- _Stated problem_:
Skip all pictures. Write out the data below from its first line through the line that contains "[wt_lat_div, cwn_lat_div, cwn_post_div]]".

# START OF Source data

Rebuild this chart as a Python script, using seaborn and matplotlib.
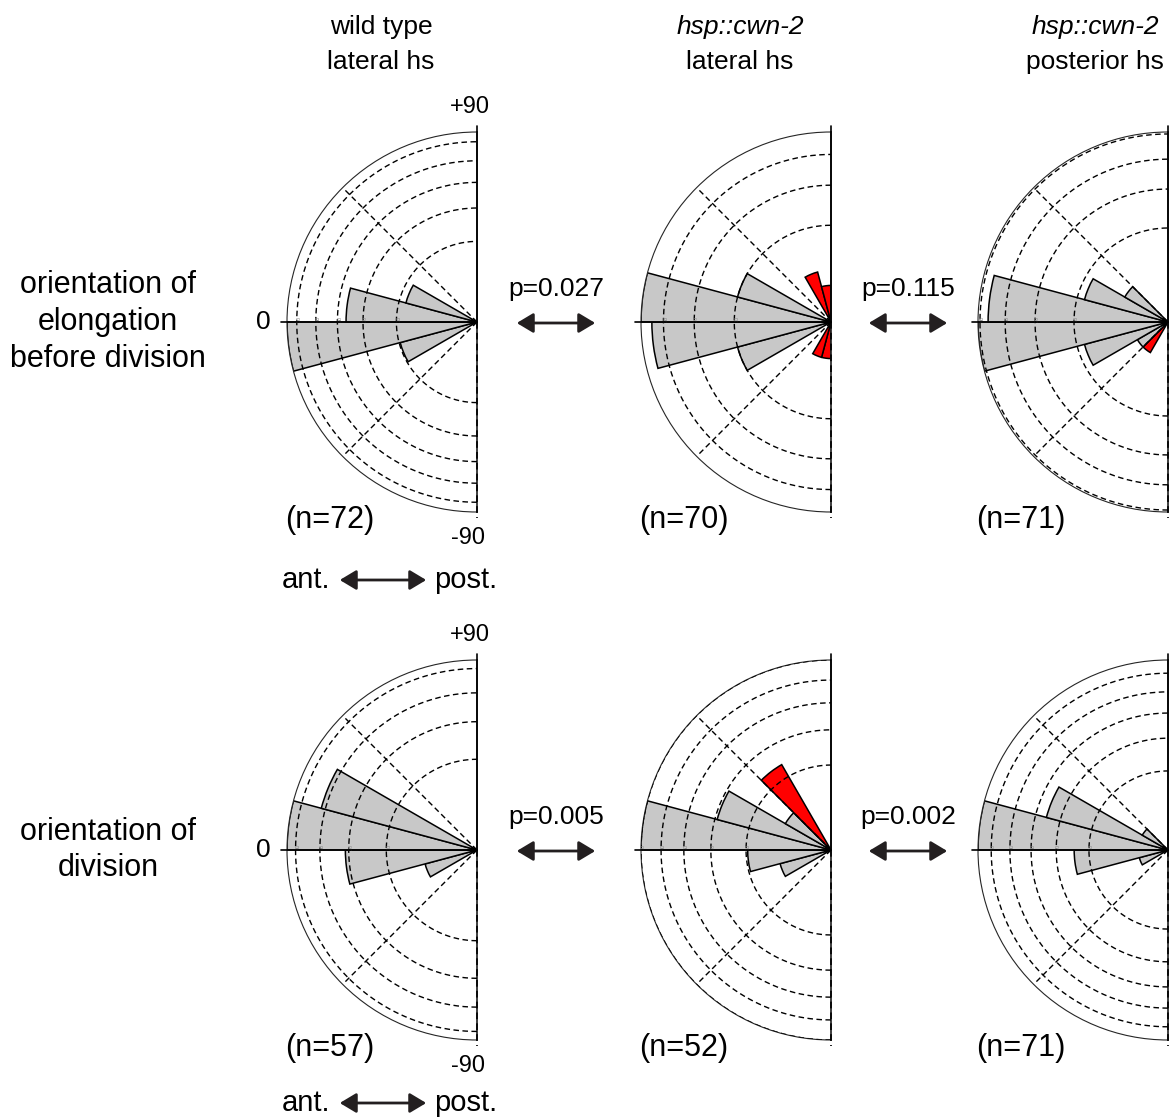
import numpy as np
import seaborn as sns
import matplotlib.pyplot as plt
from matplotlib.patches import FancyArrowPatch

# 15 degree bins from -90 to +90 (0 = anterior, pointing left)
bin_lo = np.arange(-90, 90, 15)
bin_mid = bin_lo + 7.5

# cell counts per bin, from -90 up to +90
wt_lat_elong = [0, 0, 0, 0, 7, 40, 19, 6, 0, 0, 0, 0]
cwn_lat_elong = [1, 1, 0, 0, 7, 24, 27, 7, 0, 0, 2, 1]
cwn_post_elong = [0, 0, 1, 1, 6, 29, 26, 6, 2, 0, 0, 0]
wt_lat_div = [0, 0, 0, 0, 2, 12, 25, 18, 0, 0, 0, 0]
cwn_lat_div = [0, 0, 0, 0, 2, 5, 26, 10, 2, 7, 0, 0]
cwn_post_div = [0, 0, 0, 0, 1, 10, 41, 18, 1, 0, 0, 0]

rows = [[wt_lat_elong, cwn_lat_elong, cwn_post_elong],
        [wt_lat_div, cwn_lat_div, cwn_post_div]]

col_line1 = ['wild type', 'hsp::cwn-2', 'hsp::cwn-2']
col_line2 = ['lateral hs', 'lateral hs', 'posterior hs']
row_labels = [['orientation of', 'elongation', 'before division'],
              ['orientation of', 'division']]
p_values = [['p=0.027', 'p=0.115'], ['p=0.005', 'p=0.002']]

W, H = 1173, 1120
R = 190
centers_x = [477, 831, 1168]
centers_y = [322, 850]
antpost_y = [580, 1103]
dash = (0, (4, 2.5))

sns.set_theme(style='white')
plt.rcParams['font.family'] = ['Liberation Sans', 'DejaVu Sans']
plt.rcParams['text.color'] = 'black'

fig = plt.figure(figsize=(W / 100, H / 100), dpi=100)


def fx(x):
    return x / W


def fy(y):
    return 1 - y / H


def rose(ax, counts):
    counts = np.array(counts, dtype=float)
    pct = 100 * counts / counts.sum()
    top = pct.max()
    ax.set_theta_zero_location('W')
    ax.set_theta_direction(-1)
    ax.set_thetamin(-90)
    ax.set_thetamax(90)
    # area-proportional rose: radius grows with sqrt of the percentage
    ax.set_rscale('function', functions=(lambda r: np.sqrt(np.clip(r, 0, None)),
                                         lambda r: np.square(r)))
    ax.set_rlim(0, top)
    ax.grid(False)
    ax.set_xticks([])
    ax.set_yticks([])
    ax.patch.set_alpha(0)
    for s in ['start', 'end', 'inner']:
        ax.spines[s].set_visible(False)
    ax.spines['polar'].set_linewidth(0.8)

    keep = pct > 0
    colors = np.where(np.abs(bin_mid) > 45, '#ff0000', '#c8c8c8')
    ax.bar(np.radians(bin_mid[keep]), pct[keep], width=np.radians(15),
           bottom=0, color=colors[keep], edgecolor='black', linewidth=1.1,
           zorder=2)

    th = np.linspace(-np.pi / 2, np.pi / 2, 300)
    for v in range(10, int(top) + 1, 10):
        ax.plot(th, np.full_like(th, v), color='black', lw=1.0, ls=dash, zorder=3)
        ax.text(0, v, str(v), rotation=90, fontsize=4, color='#8a8a8a',
                ha='left', va='bottom', zorder=4)
    for a in [np.pi / 4, -np.pi / 4]:
        ax.plot([a, a], [0, top * 0.97], color='black', lw=1.0, ls=dash, zorder=3)
    ext = top * 1.06
    ax.plot([0, 0], [0, ext], color='black', lw=1.2, zorder=4, clip_on=False)
    ax.plot([np.pi / 2] * 2, [0, ext], color='black', lw=1.2, zorder=4, clip_on=False)
    ax.plot([-np.pi / 2] * 2, [0, ext], color='black', lw=1.2, ls=dash,
            zorder=4, clip_on=False)


for i, row in enumerate(rows):
    cy = centers_y[i]
    for j, counts in enumerate(row):
        cx = centers_x[j]
        # polar axes keep a square box; the half disc sits in its middle
        ax = fig.add_axes([fx(cx - 1.5 * R), fy(cy + R), 2 * R / W, 2 * R / H],
                          projection='polar')
        rose(ax, counts)
        fig.text(fx(cx - 147), fy(cy + 198), '(n=%d)' % sum(counts),
                 fontsize=22, ha='center', va='center')

    # angle labels on the wild type panel
    fig.text(fx(263), fy(cy), '0', fontsize=19, ha='center', va='center')
    fig.text(fx(470), fy(cy - 215), '+90', fontsize=17, ha='center', va='center')
    fig.text(fx(468), fy(cy + 216), '-90', fontsize=17, ha='center', va='center')

    # ant. <-> post.
    ya = antpost_y[i]
    fig.text(fx(306), fy(ya), 'ant.', fontsize=21, ha='center', va='center')
    fig.text(fx(466), fy(ya), 'post.', fontsize=21, ha='center', va='center')
    fig.add_artist(FancyArrowPatch((fx(337), fy(ya)), (fx(429), fy(ya)),
                                   transform=fig.transFigure,
                                   arrowstyle='<|-|>,head_length=0.5,head_width=0.3',
                                   mutation_scale=20, lw=2, color='#231f20'))

    # p-values between panels
    for k, px in enumerate([556, 908]):
        fig.text(fx(px), fy(cy - 33), p_values[i][k], fontsize=19,
                 ha='center', va='center')
        fig.add_artist(FancyArrowPatch((fx(px - 42), fy(cy + 1)), (fx(px + 42), fy(cy + 1)),
                                       transform=fig.transFigure,
                                       arrowstyle='<|-|>,head_length=0.5,head_width=0.3',
                                       mutation_scale=20, lw=2, color='#231f20'))

    # row label
    lines = row_labels[i]
    y0 = cy - 18.5 * (len(lines) - 1)
    for k, t in enumerate(lines):
        fig.text(fx(108), fy(y0 + 37 * k), t, fontsize=22, ha='center', va='center')

# column titles
title_x = [381, 740, 1095]
for j in range(3):
    style = 'normal' if j == 0 else 'italic'
    fig.text(fx(title_x[j]), fy(27), col_line1[j], fontsize=19, ha='center',
             va='center', style=style)
    fig.text(fx(title_x[j]), fy(62), col_line2[j], fontsize=19, ha='center',
             va='center')

fig.savefig('out.png', dpi=100, facecolor='white')
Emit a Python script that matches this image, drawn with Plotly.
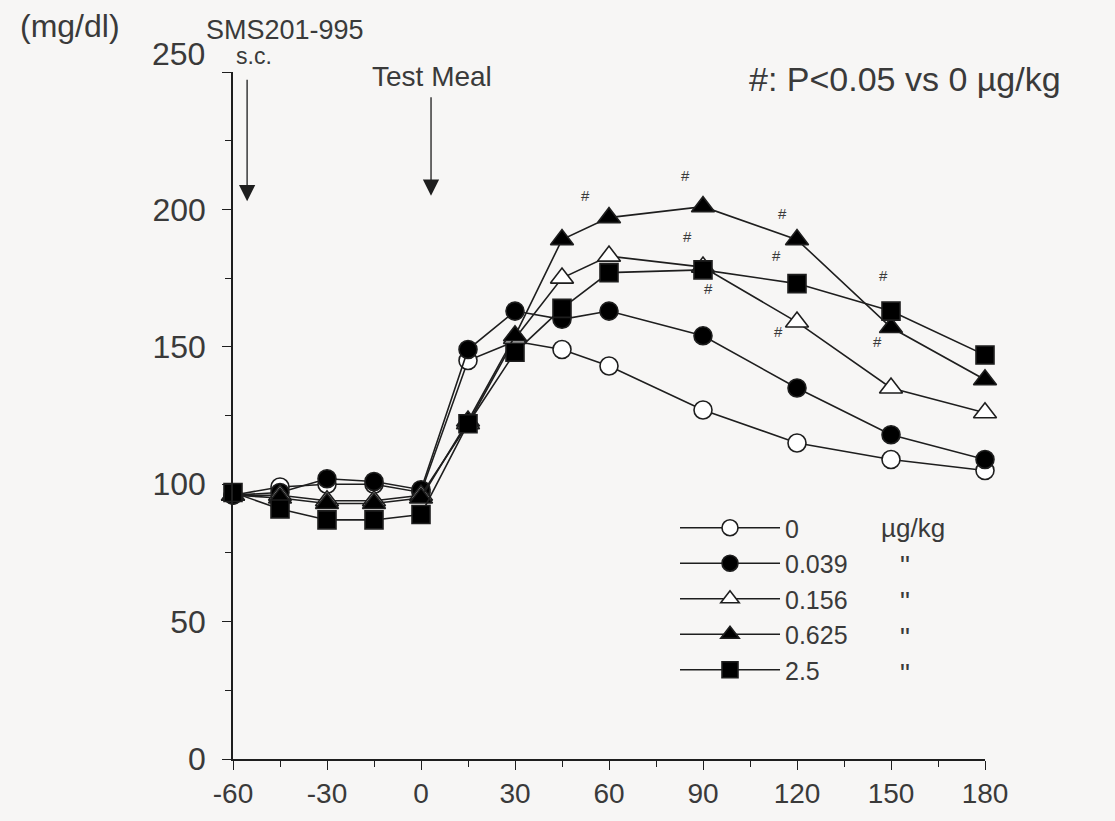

# END OF Source data

- _Solution to the problem_:
Rebuild this chart as a Python script, using seaborn and matplotlib.
import numpy as np
import seaborn as sns
import matplotlib.pyplot as plt
from matplotlib.patches import FancyArrowPatch

# 15 degree bins from -90 to +90 (0 = anterior, pointing left)
bin_lo = np.arange(-90, 90, 15)
bin_mid = bin_lo + 7.5

# cell counts per bin, from -90 up to +90
wt_lat_elong = [0, 0, 0, 0, 7, 40, 19, 6, 0, 0, 0, 0]
cwn_lat_elong = [1, 1, 0, 0, 7, 24, 27, 7, 0, 0, 2, 1]
cwn_post_elong = [0, 0, 1, 1, 6, 29, 26, 6, 2, 0, 0, 0]
wt_lat_div = [0, 0, 0, 0, 2, 12, 25, 18, 0, 0, 0, 0]
cwn_lat_div = [0, 0, 0, 0, 2, 5, 26, 10, 2, 7, 0, 0]
cwn_post_div = [0, 0, 0, 0, 1, 10, 41, 18, 1, 0, 0, 0]

rows = [[wt_lat_elong, cwn_lat_elong, cwn_post_elong],
        [wt_lat_div, cwn_lat_div, cwn_post_div]]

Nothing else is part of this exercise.